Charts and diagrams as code
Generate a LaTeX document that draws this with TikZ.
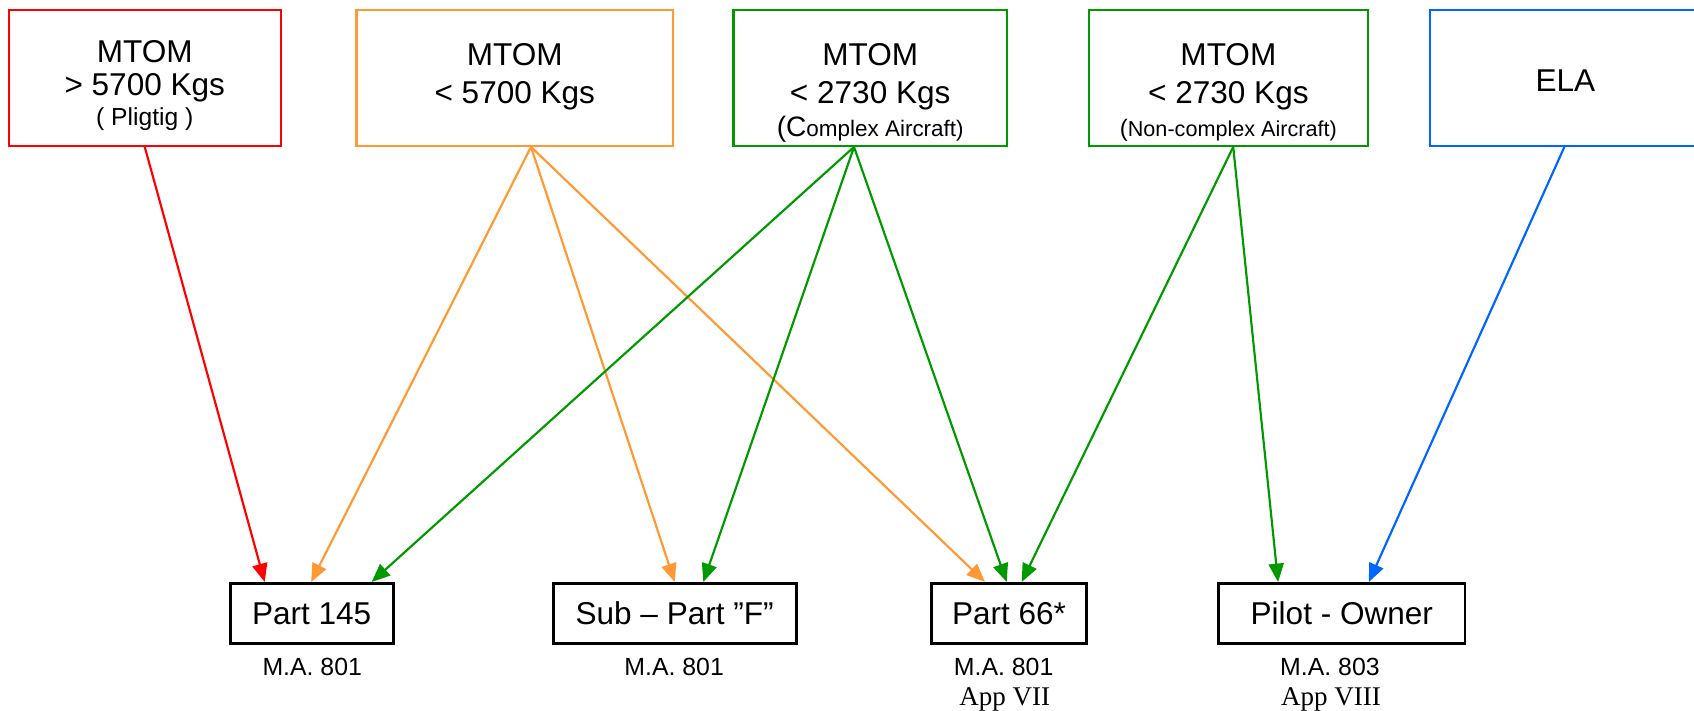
\documentclass[tikz,border=0pt]{standalone}
\usepackage{fontspec}
\setmainfont{Liberation Sans}
\newfontfamily\serifx{Liberation Serif}
\usetikzlibrary{arrows.meta}
\definecolor{cred}{RGB}{255,0,0}
\definecolor{corange}{RGB}{255,153,51}
\definecolor{cgreen}{RGB}{0,153,0}
\definecolor{cblue}{RGB}{0,102,255}
\begin{document}
\begin{tikzpicture}[x=0.5pt,y=-0.5pt,
  topbox/.style={draw=#1, line width=1pt, minimum height=63pt, inner sep=0pt},
  botbox/.style={draw=black, line width=1.3pt, minimum height=28pt, inner sep=0pt},
  bigtxt/.style={font=\fontsize{14.6}{16}\selectfont, anchor=base, inner sep=0pt},
  midtxt/.style={font=\fontsize{11.4}{13}\selectfont, anchor=base, inner sep=0pt},
  matxt/.style={font=\fontsize{11.5}{13}\selectfont, anchor=base, inner sep=0pt},
  apptxt/.style={font=\serifx\fontsize{12.5}{14}\selectfont, anchor=base, inner sep=0pt},
  arr/.style={draw=#1, line width=1pt, -{Triangle[length=8.5pt,width=7pt]}}
]
\useasboundingbox (0,0) rectangle (1568,658);

% top boxes
\node[topbox=cred, minimum width=126pt] (red) at (134,72) {};
\node[topbox=corange, minimum width=146.5pt] (orange) at (476.5,72) {};
\node[topbox=cgreen, minimum width=126.5pt] (green) at (805.5,72) {};
\node[topbox=cgreen, minimum width=129pt] (greenb) at (1137,72) {};
\node[topbox=cblue, minimum width=143pt] (ela) at (1467,72) {};

% top texts
\node[bigtxt] (r1) at (134,58) {MTOM};
\node[bigtxt] (r2) at (134,88) {> 5700 Kgs};
\node[midtxt] (r3) at (134,116) {( Pligtig )};
\node[bigtxt] (o1) at (476.5,61) {MTOM};
\node[bigtxt] (o2) at (476.5,96) {< 5700 Kgs};
\node[bigtxt] (g1) at (805.5,61) {MTOM};
\node[bigtxt] (g2) at (805.5,96) {< 2730 Kgs};
\node[anchor=base, inner sep=0pt] (g3) at (805.5,126) {{\fontsize{13}{14}\selectfont (C}{\fontsize{10.4}{12}\selectfont omplex Aircraft)}};
\node[bigtxt] (h1) at (1137,61) {MTOM};
\node[bigtxt] (h2) at (1137,96) {< 2730 Kgs};
\node[anchor=base, inner sep=0pt] (h3) at (1137,126) {{\fontsize{11}{12}\selectfont (}{\fontsize{10}{12}\selectfont Non-complex Aircraft)}};
\node[bigtxt] (elatxt) at (1449,85) {ELA};
\coordinate (elaout) at ([xshift=-9.5pt]ela.south);

% bottom boxes
\node[botbox, minimum width=75.5pt] (p145) at (288.5,568) {};
\node[botbox, minimum width=112.5pt] (subf) at (624.5,568) {};
\node[botbox, minimum width=72pt] (p66) at (934,568) {};
\node[botbox, minimum width=114pt] (pilot) at (1242,568) {};
\node[bigtxt] (t145) at (288.5,578.5) {Part 145};
\node[bigtxt] (tsubf) at (624.5,578.5) {Sub – Part ”F”};
\node[bigtxt] (t66) at (934,578.5) {Part 66*};
\node[bigtxt] (tpilot) at (1242,578.5) {Pilot - Owner};

% sub labels
\node[matxt] (m145) at (289,625) {M.A. 801};
\node[matxt] (msubf) at (624,625) {M.A. 801};
\node[matxt] (m66) at (929,625) {M.A. 801};
\node[apptxt] (a66) at (930,653) {App VII};
\node[matxt] (mpilot) at (1231,625) {M.A. 803};
\node[apptxt] (apilot) at (1232,653) {App VIII};

% arrows
\draw[arr=cred] (red.south) -- ([xshift=-21.75pt]p145.north);
\draw[arr=corange] ([xshift=7.5pt]orange.south) -- ([xshift=-0.25pt]p145.north);
\draw[arr=corange] ([xshift=7.5pt]orange.south) -- (subf.north);
\draw[arr=corange] ([xshift=7.5pt]orange.south) -- ([xshift=-11.15pt]p66.north);
\draw[arr=cgreen] ([xshift=-7.5pt]green.south) -- ([xshift=27.75pt]p145.north);
\draw[arr=cgreen] ([xshift=-7.5pt]green.south) -- ([xshift=13.25pt]subf.north);
\draw[arr=cgreen] ([xshift=-7.5pt]green.south) -- ([xshift=-1.1pt]p66.north);
\draw[arr=cgreen] ([xshift=2.25pt]greenb.south) -- ([xshift=5.85pt]p66.north);
\draw[arr=cgreen] ([xshift=2.25pt]greenb.south) -- ([xshift=-29.5pt]pilot.north);
\draw[arr=cblue] (elaout) -- ([xshift=12.5pt]pilot.north);
\end{tikzpicture}
\end{document}
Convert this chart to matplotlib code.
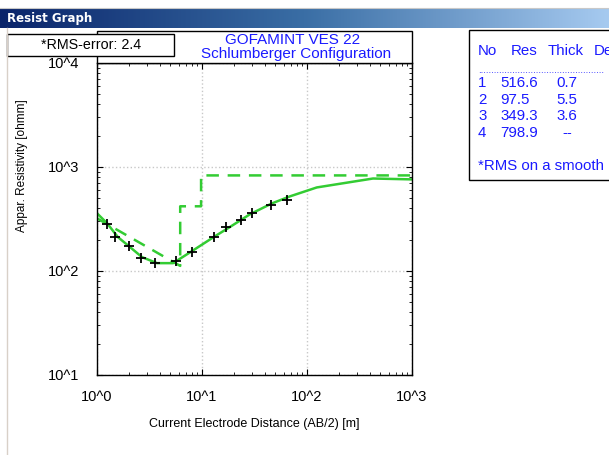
import matplotlib
matplotlib.use("Agg")
import matplotlib.pyplot as plt
import matplotlib.patches as patches
from matplotlib.colors import LinearSegmentedColormap
import numpy as np

plt.rcParams['font.family'] = ['Liberation Sans', 'DejaVu Sans']

# measured field data (AB/2 [m], apparent resistivity [ohmm])
ab2 = [1.25, 1.5, 2.0, 2.6, 3.6, 5.6, 8.0, 13.0, 17.0, 23.5, 30.0, 45.0, 65.0]
rho_meas = [284, 213, 173, 132, 119, 125, 153, 211, 264, 306, 361, 428, 481]

# calculated curve of the model
ab2_calc = [1.0, 1.25, 1.58, 2.06, 2.68, 3.73, 5.3, 8.0, 13.3, 17.7, 28.6, 46.4, 68.8, 124, 425, 1000]
rho_calc = [359, 287, 212, 170, 136, 119, 119, 155, 216, 258, 351, 447, 522, 636, 775, 760]

# layered model drawn as dashed line
depth_mod = [1.0, 6.2, 6.2, 9.8, 9.8, 1000]
rho_mod = [321, 112, 419, 419, 830, 830]

# layer table
layer_no = ['1', '2', '3', '4']
layer_res = ['516.6', '97.5', '349.3', '798.9']
layer_thick = ['0.7', '5.5', '3.6', '--']

xticks = [1, 10, 100, 1000]
xtick_labels = ['10^0', '10^1', '10^2', '10^3']
yticks = [10, 100, 1000, 10000]
ytick_labels = ['10^1', '10^2', '10^3', '10^4']

W, H = 609, 455
fig = plt.figure(figsize=(W / 100, H / 100), dpi=100)
fig.patch.set_facecolor('white')

def fx(px):
    return px / W

def fy(py):
    return 1 - py / H

# window title bar with gradient
bar = fig.add_axes([0, fy(28), 1, 19 / H])
grad = np.linspace(0, 1, 256).reshape(1, -1)
cm = LinearSegmentedColormap.from_list('bar', ['#0a246a', '#3a6ea5', '#a6caf0'])
bar.imshow(grad, aspect='auto', cmap=cm, extent=[0, 1, 0, 1])
bar.set_axis_off()
bar.text(0.012, 0.5, 'Resist Graph', color='white', fontweight='bold', fontsize=8.5,
         va='center', ha='left', family=['DejaVu Sans'])

# thin grey lines of the window
fig.add_artist(plt.Line2D([0, 1], [fy(7.5), fy(7.5)], color='#c8c8c8', lw=0.8))
fig.add_artist(plt.Line2D([fx(7), fx(7)], [0, fy(28)], color='#d8d0c8', lw=1.0))

ax = fig.add_axes([fx(97), fy(375), (412 - 97) / W, (375 - 63) / H])
ax.set_xscale('log')
ax.set_yscale('log')
ax.set_xlim(1, 1000)
ax.set_ylim(10, 10000)

ax.plot(depth_mod, rho_mod, color='#33cc33', lw=1.8, ls=(0, (5, 3.5)))
ax.plot(ab2_calc, rho_calc, color='#33cc33', lw=1.8)
ax.plot(ab2, rho_meas, '+', color='black', ms=7, mew=1.3)

ax.grid(True, which='major', color='#c8c8c8', ls=':', lw=1.0)
ax.set_xticks(xticks)
ax.set_xticklabels(xtick_labels)
ax.set_yticks(yticks)
ax.set_yticklabels(ytick_labels)
ax.tick_params(which='both', direction='in', top=True, right=True)
ax.tick_params(which='major', length=4, labelsize=10.5)
ax.tick_params(which='minor', length=2)
ax.tick_params(axis='x', pad=11)
ax.tick_params(axis='y', pad=13)
for sp in ax.spines.values():
    sp.set_linewidth(1.0)
ax.set_xlabel('Current Electrode Distance (AB/2) [m]', fontsize=9, labelpad=10)
fig.text(fx(22), fy(166), 'Appar. Resistivity [ohmm]', fontsize=8.5, rotation=90,
         ha='center', va='center')

# title box above the plot
fig.add_artist(patches.Rectangle((fx(97), fy(63)), (412 - 97) / W, 32 / H,
                                 transform=fig.transFigure, fill=True, facecolor='white',
                                 edgecolor='black', lw=1.0))
fig.text(fx(293), fy(40), 'GOFAMINT VES 22', color='#1a1aff', fontsize=11, ha='center', va='center')
fig.text(fx(296), fy(54), 'Schlumberger Configuration', color='#1a1aff', fontsize=11,
         ha='center', va='center')

# RMS box
fig.add_artist(patches.Rectangle((fx(7), fy(56)), 167 / W, 22 / H,
                                 transform=fig.transFigure, facecolor='white',
                                 edgecolor='black', lw=1.0))
fig.text(fx(91), fy(45), '*RMS-error: 2.4', fontsize=10.3, ha='center', va='center')

# layer table box on the right (cut by the window edge)
fig.add_artist(patches.Rectangle((fx(469), fy(180)), 200 / W, 150 / H,
                                 transform=fig.transFigure, facecolor='white',
                                 edgecolor='black', lw=1.0, clip_on=False))
blue = '#1a1aff'
tsize = 10.8
fig.text(fx(478), fy(51), 'No', color=blue, fontsize=tsize, va='center')
fig.text(fx(511), fy(51), 'Res', color=blue, fontsize=tsize, va='center')
fig.text(fx(548), fy(51), 'Thick', color=blue, fontsize=tsize, va='center')
fig.text(fx(594), fy(51), 'De', color=blue, fontsize=tsize, va='center')
fig.text(fx(478), fy(70), '.' * 48, color=blue, fontsize=7, va='center')
for i in range(len(layer_no)):
    yy = fy(83 + i * 16.7)
    fig.text(fx(478), yy, layer_no[i], color=blue, fontsize=tsize, va='center')
    fig.text(fx(500), yy, layer_res[i], color=blue, fontsize=tsize, va='center')
    fig.text(fx(567), yy, layer_thick[i], color=blue, fontsize=tsize, va='center', ha='center')
fig.text(fx(478), fy(166), '*RMS on a smooth', color=blue, fontsize=tsize, va='center')

fig.savefig('out.png', dpi=100)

# What the task asks:
Repeat, with no pictures, exactly the lines from the one containing "Convert this chart to matplotlib code." through the one containing "plt.rcParams['font.family'] = ['Liberation", the first and last included.

# Result for this exercise:
Convert this chart to matplotlib code.
import matplotlib
matplotlib.use("Agg")
import matplotlib.pyplot as plt
import matplotlib.patches as patches
from matplotlib.colors import LinearSegmentedColormap
import numpy as np

plt.rcParams['font.family'] = ['Liberation Sans', 'DejaVu Sans']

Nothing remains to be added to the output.